ある日、知香子は岩田から愛を告白されるが、プレイボーイの永江に魅かれているので愛を受け入れることができない。岩田は父親が倒れたため、大学をやめて田舎に帰って行き、絵葉書をよこす。急に岩田に逢いたいと思った彼女は、永江に内緒でカンロと共に電車に乗った。その晩、アパートに戻ると、氷江が外で待っていた。その後のデートで、知香子は永江と一晩過ごすことを決心する。
そんな時、岩田の幼なじみという女性、笑子が知香子を訪ねて来た。岩田が来ているはずだと逆上している。現われた岩田は、もう一度知香子に逢って心の整理をしたかったというが、笑子は死んでやると飛び出す。それを追った岩田は二人で田舎に帰って行く。ショックを受けた知香子は、泣いて一晩を過ごす。翌朝、永江のマンションを訪ねるものの、歳上の女性と一緒の永江を認め雨の中を出て行く。バイクで追いかけた永江は傘を差しだすが、知香子は恋人にはなれないと彼から去っていくのだった。

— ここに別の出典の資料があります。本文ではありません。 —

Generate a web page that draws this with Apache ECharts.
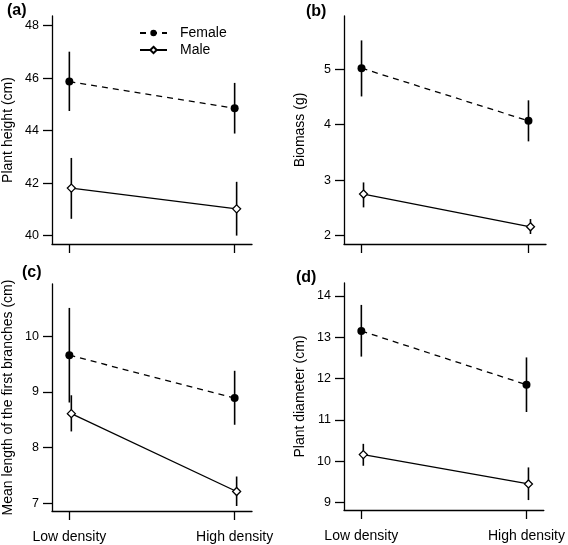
<!DOCTYPE html>
<html>
<head>
<meta charset="utf-8">
<script src="https://cdn.jsdelivr.net/npm/echarts@6/dist/echarts.min.js"></script>
<style>
html,body{margin:0;padding:0;background:#fff;}
#chart{width:568px;height:545px;}
</style>
</head>
<body>
<div id="chart"></div>
<script>
// ---- data ----
const categories = ["Low density", "High density"];
const femaleX = [1, 2];
const maleX = [1.012, 2.012];

const heightFemale = [45.87, 44.85];
const heightFemaleLo = [44.75, 43.89];
const heightFemaleHi = [47.01, 45.82];
const heightMale = [41.81, 41.02];
const heightMaleLo = [40.64, 40.00];
const heightMaleHi = [42.96, 42.05];

const biomassFemale = [5.02, 4.07];
const biomassFemaleLo = [4.51, 3.70];
const biomassFemaleHi = [5.52, 4.44];
const biomassMale = [2.75, 2.16];
const biomassMaleLo = [2.51, 2.03];
const biomassMaleHi = [2.96, 2.30];

const branchFemale = [9.66, 8.89];
const branchFemaleLo = [8.81, 8.41];
const branchFemaleHi = [10.51, 9.38];
const branchMale = [8.61, 7.21];
const branchMaleLo = [8.29, 6.95];
const branchMaleHi = [8.94, 7.48];

const diamFemale = [13.15, 11.85];
const diamFemaleLo = [12.53, 11.19];
const diamFemaleHi = [13.78, 12.51];
const diamMale = [10.16, 9.45];
const diamMaleLo = [9.89, 9.06];
const diamMaleHi = [10.42, 9.85];

const heightTicks = [40, 42, 44, 46, 48];
const biomassTicks = [2, 3, 4, 5];
const branchTicks = [7, 8, 9, 10];
const diamTicks = [9, 10, 11, 12, 13, 14];

const panelLabels = ["(a)", "(b)", "(c)", "(d)"];
const yNames = ["Plant height (cm)", "Biomass (g)", "Mean length of the first branches (cm)", "Plant diameter (cm)"];

// ---- layout / style ----
const FONT = "Liberation Sans, Arial, Helvetica, sans-serif";
const panels = [
  {grid:{left:52, top:16, width:200, height:228}, yMin:39.68, yMax:48.37, ticks:heightTicks,
   f:heightFemale, fLo:heightFemaleLo, fHi:heightFemaleHi, m:heightMale, mLo:heightMaleLo, mHi:heightMaleHi, xlab:false,
   label:{left:7, top:3}},
  {grid:{left:344, top:16, width:202, height:228}, yMin:1.85, yMax:5.96, ticks:biomassTicks,
   f:biomassFemale, fLo:biomassFemaleLo, fHi:biomassFemaleHi, m:biomassMale, mLo:biomassMaleLo, mHi:biomassMaleHi, xlab:false,
   label:{left:306, top:4}},
  {grid:{left:51, top:284, width:201, height:227}, yMin:6.86, yMax:10.94, ticks:branchTicks,
   f:branchFemale, fLo:branchFemaleLo, fHi:branchFemaleHi, m:branchMale, mLo:branchMaleLo, mHi:branchMaleHi, xlab:true,
   label:{left:22, top:265}},
  {grid:{left:344, top:283, width:202, height:227}, yMin:8.82, yMax:14.31, ticks:diamTicks,
   f:diamFemale, fLo:diamFemaleLo, fHi:diamFemaleHi, m:diamMale, mLo:diamMaleLo, mHi:diamMaleHi, xlab:true,
   label:{left:296, top:270}}
];

const grids = [], xAxes = [], yAxes = [], series = [], titles = [];
const axisLineStyle = {color:'#000', width:1.3};

function errRender(params, api) {
  const p1 = api.coord([api.value(0), api.value(1)]);
  const p2 = api.coord([api.value(0), api.value(2)]);
  return {type:'line', shape:{x1:p1[0], y1:p1[1], x2:p2[0], y2:p2[1]},
          style:{stroke:'#000', lineWidth:1.6}};
}

panels.forEach((p, i) => {
  grids.push(Object.assign({containLabel:false}, p.grid));
  xAxes.push({
    gridIndex:i, type:'value', min:0.895, max:2.105,
    axisLine:{show:true, onZero:false, lineStyle:axisLineStyle},
    axisTick:{show:true, customValues:[1,2], length:9, lineStyle:axisLineStyle},
    axisLabel:{show:p.xlab, customValues:[1,2], formatter:v => categories[Math.round(v)-1],
               margin:19, fontSize:14, color:'#000', fontFamily:FONT},
    splitLine:{show:false}
  });
  yAxes.push({
    gridIndex:i, type:'value', min:p.yMin, max:p.yMax,
    axisLine:{show:true, onZero:false, lineStyle:axisLineStyle},
    axisTick:{show:true, customValues:p.ticks, length:9, lineStyle:axisLineStyle},
    axisLabel:{customValues:p.ticks, margin:13, fontSize:12.5, color:'#000', fontFamily:FONT},
    splitLine:{show:false},
    name:yNames[i], nameLocation:'middle', nameGap:37,
    nameTextStyle:{fontSize:14, color:'#000', fontFamily:FONT}
  });
  titles.push({text:panelLabels[i], left:p.label.left, top:p.label.top, padding:0,
    textStyle:{fontSize:16, fontWeight:'bold', color:'#000', fontFamily:FONT}});

  series.push({
    type:'custom', name:'errF'+i, xAxisIndex:i, yAxisIndex:i, renderItem:errRender, z:1,
    data:femaleX.map((x, k) => [x, p.fLo[k], p.fHi[k]])
  });
  series.push({
    type:'custom', name:'errM'+i, xAxisIndex:i, yAxisIndex:i, renderItem:errRender, z:1,
    data:maleX.map((x, k) => [x, p.mLo[k], p.mHi[k]])
  });
  series.push({
    type:'line', name:'Female', xAxisIndex:i, yAxisIndex:i, z:3,
    symbol:'circle', symbolSize:8,
    itemStyle:{color:'#000'},
    lineStyle:{color:'#000', width:1.3, type:[6,5]},
    data:femaleX.map((x, k) => [x, p.f[k]])
  });
  series.push({
    type:'line', name:'Male', xAxisIndex:i, yAxisIndex:i, z:3,
    symbol:'diamond', symbolSize:8,
    itemStyle:{color:'#fff', borderColor:'#000', borderWidth:1.3},
    lineStyle:{color:'#000', width:1.3, type:'solid'},
    data:maleX.map((x, k) => [x, p.m[k]])
  });
});

const chart = echarts.init(document.getElementById('chart'), null, {renderer:'canvas'});
chart.setOption({
  animation:false,
  backgroundColor:'#fff',
  textStyle:{fontFamily:FONT},
  title:titles,
  legend:{
    data:['Female','Male'], orient:'vertical', left:134, top:21,
    itemWidth:27, itemHeight:8, itemGap:3,
    textStyle:{fontSize:14, color:'#000', fontFamily:FONT, padding:[0,0,0,8]}
  },
  grid:grids, xAxis:xAxes, yAxis:yAxes, series:series
});
</script>
</body>
</html>
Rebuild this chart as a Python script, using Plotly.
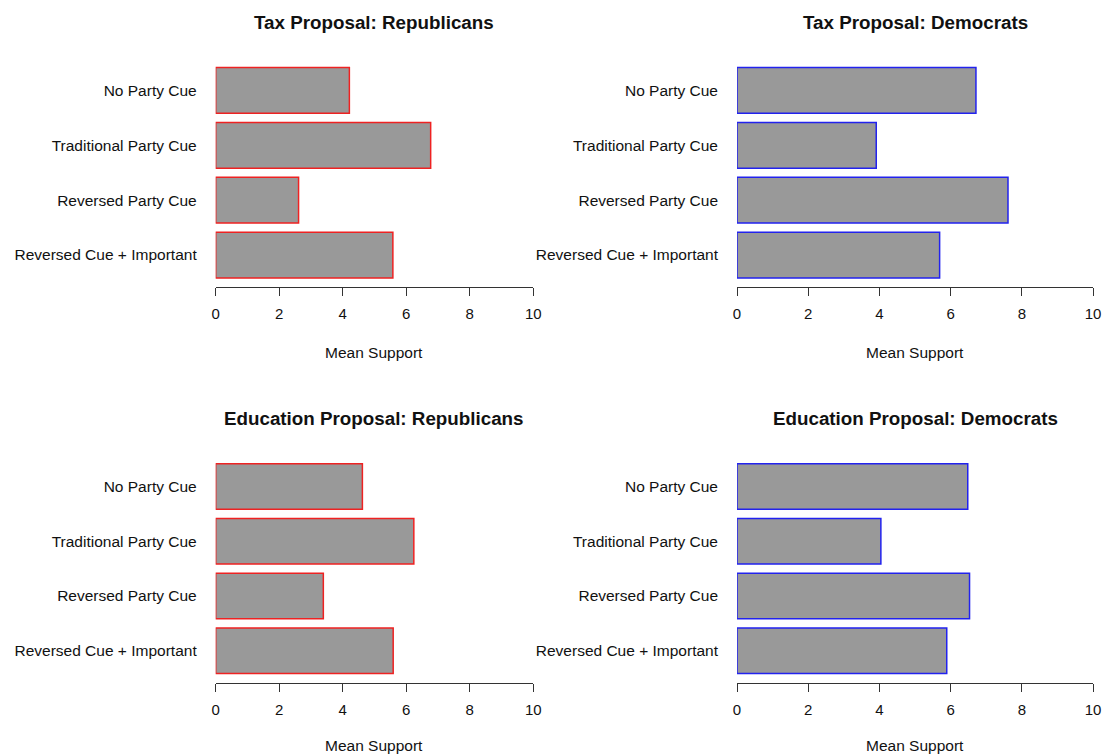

 映画にジャガイモは出てこないが、両親が北海道生まれの菊池桃子について触れておきたい。2019年5月4日放送の『メレンゲの気持ち』(日本テレビ系)に出演し、久本雅美との対談で"ジャガイモが嫌い"ということを20年以上も子どもに隠していたことを告白したためである。 その告白に対し22歳になる長男、17歳になる長女は「お母さん、今までよく隠せてたね」、「『北海道のジャガイモ最高!』って言ってたじゃん」などと驚き。菊池は「ウソついてごめんね」と謝ったのだという。肉ジャガとかポテトサラダとかを食べたふりしていた、親の影響ってすごく大きいから、子供もそうなったらいけないと思って、その素振りを見せなかった、と。 子供から「ママ、芝居が上手い」って言われたとも語った。 久本はそれに対し「そんなところで女優魂、発揮してどうする」とツッコミを入れた。